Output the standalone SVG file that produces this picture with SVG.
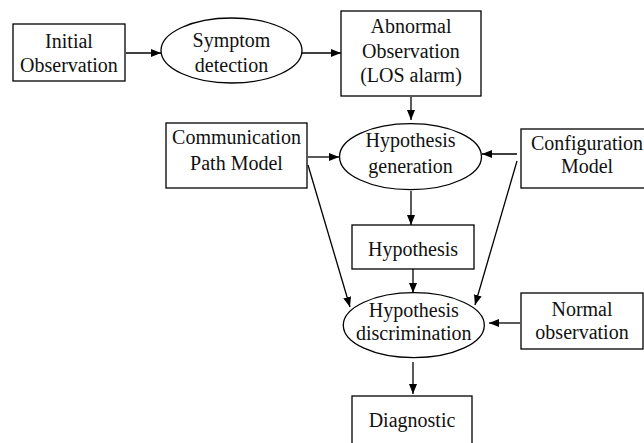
<svg xmlns="http://www.w3.org/2000/svg" width="644" height="443" viewBox="0 0 644 443">
<style>
.n{fill:#fff;stroke:#000;stroke-width:1.3}
.t{font-family:"Liberation Serif","Times New Roman",serif;font-size:20px;fill:#111;text-anchor:middle}
.c{stroke:#000;stroke-width:1.3;fill:none}
</style>
<defs>
<marker id="a" markerWidth="10" markerHeight="8" refX="10" refY="4" orient="auto" markerUnits="userSpaceOnUse">
<path d="M0,0 L10,4 L0,8 Z" fill="#000"/>
</marker>
</defs>
<rect width="644" height="443" fill="#fff"/>
<g id="connectors">
<line class="c" x1="126" y1="53" x2="161" y2="53" marker-end="url(#a)"/>
<line class="c" x1="302" y1="53" x2="341" y2="53" marker-end="url(#a)"/>
<line class="c" x1="411" y1="97" x2="411" y2="120" marker-end="url(#a)"/>
<line class="c" x1="308" y1="157" x2="339" y2="157" marker-end="url(#a)"/>
<line class="c" x1="517" y1="154" x2="482" y2="154" marker-end="url(#a)"/>
<line class="c" x1="411" y1="191" x2="411" y2="225" marker-end="url(#a)"/>
<line class="c" x1="308" y1="165" x2="350" y2="307" marker-end="url(#a)"/>
<line class="c" x1="517" y1="161" x2="475" y2="305" marker-end="url(#a)"/>
<line class="c" x1="413" y1="269" x2="413" y2="293" marker-end="url(#a)"/>
<line class="c" x1="520" y1="323" x2="489" y2="323" marker-end="url(#a)"/>
<line class="c" x1="413" y1="362" x2="413" y2="394" marker-end="url(#a)"/>
</g>
<g id="initial">
<rect class="n" x="13" y="24" width="112" height="57"/>
<text class="t" x="69" y="48">Initial</text>
<text class="t" x="69" y="72">Observation</text>
</g>
<g id="symptom">
<ellipse class="n" cx="231.5" cy="50.5" rx="70.5" ry="32.5"/>
<text class="t" x="231.5" y="47">Symptom</text>
<text class="t" x="231.5" y="72">detection</text>
</g>
<g id="abnormal">
<rect class="n" x="341" y="11" width="140" height="85"/>
<text class="t" x="411" y="33">Abnormal</text>
<text class="t" x="411" y="58">Observation</text>
<text class="t" x="411" y="82">(LOS alarm)</text>
</g>
<g id="commpath">
<rect class="n" x="166" y="123" width="141" height="65"/>
<text class="t" x="236.5" y="144">Communication</text>
<text class="t" x="236.5" y="170">Path Model</text>
</g>
<g id="hypgen">
<ellipse class="n" cx="410.5" cy="156.7" rx="71" ry="33"/>
<text class="t" x="410.5" y="147">Hypothesis</text>
<text class="t" x="410.5" y="173">generation</text>
</g>
<g id="config">
<rect class="n" x="521" y="129" width="132" height="59"/>
<text class="t" x="587" y="150">Configuration</text>
<text class="t" x="587" y="173">Model</text>
</g>
<g id="hypothesis">
<rect class="n" x="352" y="225" width="122" height="44"/>
<text class="t" x="413" y="256">Hypothesis</text>
</g>
<g id="hypdisc">
<ellipse class="n" cx="413.8" cy="325.2" rx="70.5" ry="32.5"/>
<text class="t" x="413.8" y="317">Hypothesis</text>
<text class="t" x="413.8" y="340">discrimination</text>
</g>
<g id="normal">
<rect class="n" x="521" y="293" width="122" height="56"/>
<text class="t" x="582" y="316">Normal</text>
<text class="t" x="582" y="339">observation</text>
</g>
<g id="diagnostic">
<rect class="n" x="352" y="396" width="120" height="55"/>
<text class="t" x="412" y="427">Diagnostic</text>
</g>
</svg>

**WORK INSTRUCTIONS**
Make an exact copy of all the material, but keep the pictures out of it.

**WRITTEN ANSWER**
Output the standalone SVG file that produces this picture with SVG.
<svg xmlns="http://www.w3.org/2000/svg" width="644" height="443" viewBox="0 0 644 443">
<style>
.n{fill:#fff;stroke:#000;stroke-width:1.3}
.t{font-family:"Liberation Serif","Times New Roman",serif;font-size:20px;fill:#111;text-anchor:middle}
.c{stroke:#000;stroke-width:1.3;fill:none}
</style>
<defs>
<marker id="a" markerWidth="10" markerHeight="8" refX="10" refY="4" orient="auto" markerUnits="userSpaceOnUse">
<path d="M0,0 L10,4 L0,8 Z" fill="#000"/>
</marker>
</defs>
<rect width="644" height="443" fill="#fff"/>
<g id="connectors">
<line class="c" x1="126" y1="53" x2="161" y2="53" marker-end="url(#a)"/>
<line class="c" x1="302" y1="53" x2="341" y2="53" marker-end="url(#a)"/>
<line class="c" x1="411" y1="97" x2="411" y2="120" marker-end="url(#a)"/>
<line class="c" x1="308" y1="157" x2="339" y2="157" marker-end="url(#a)"/>
<line class="c" x1="517" y1="154" x2="482" y2="154" marker-end="url(#a)"/>
<line class="c" x1="411" y1="191" x2="411" y2="225" marker-end="url(#a)"/>
<line class="c" x1="308" y1="165" x2="350" y2="307" marker-end="url(#a)"/>
<line class="c" x1="517" y1="161" x2="475" y2="305" marker-end="url(#a)"/>
<line class="c" x1="413" y1="269" x2="413" y2="293" marker-end="url(#a)"/>
<line class="c" x1="520" y1="323" x2="489" y2="323" marker-end="url(#a)"/>
<line class="c" x1="413" y1="362" x2="413" y2="394" marker-end="url(#a)"/>
</g>
<g id="initial">
<rect class="n" x="13" y="24" width="112" height="57"/>
<text class="t" x="69" y="48">Initial</text>
<text class="t" x="69" y="72">Observation</text>
</g>
<g id="symptom">
<ellipse class="n" cx="231.5" cy="50.5" rx="70.5" ry="32.5"/>
<text class="t" x="231.5" y="47">Symptom</text>
<text class="t" x="231.5" y="72">detection</text>
</g>
<g id="abnormal">
<rect class="n" x="341" y="11" width="140" height="85"/>
<text class="t" x="411" y="33">Abnormal</text>
<text class="t" x="411" y="58">Observation</text>
<text class="t" x="411" y="82">(LOS alarm)</text>
</g>
<g id="commpath">
<rect class="n" x="166" y="123" width="141" height="65"/>
<text class="t" x="236.5" y="144">Communication</text>
<text class="t" x="236.5" y="170">Path Model</text>
</g>
<g id="hypgen">
<ellipse class="n" cx="410.5" cy="156.7" rx="71" ry="33"/>
<text class="t" x="410.5" y="147">Hypothesis</text>
<text class="t" x="410.5" y="173">generation</text>
</g>
<g id="config">
<rect class="n" x="521" y="129" width="132" height="59"/>
<text class="t" x="587" y="150">Configuration</text>
<text class="t" x="587" y="173">Model</text>
</g>
<g id="hypothesis">
<rect class="n" x="352" y="225" width="122" height="44"/>
<text class="t" x="413" y="256">Hypothesis</text>
</g>
<g id="hypdisc">
<ellipse class="n" cx="413.8" cy="325.2" rx="70.5" ry="32.5"/>
<text class="t" x="413.8" y="317">Hypothesis</text>
<text class="t" x="413.8" y="340">discrimination</text>
</g>
<g id="normal">
<rect class="n" x="521" y="293" width="122" height="56"/>
<text class="t" x="582" y="316">Normal</text>
<text class="t" x="582" y="339">observation</text>
</g>
<g id="diagnostic">
<rect class="n" x="352" y="396" width="120" height="55"/>
<text class="t" x="412" y="427">Diagnostic</text>
</g>
</svg>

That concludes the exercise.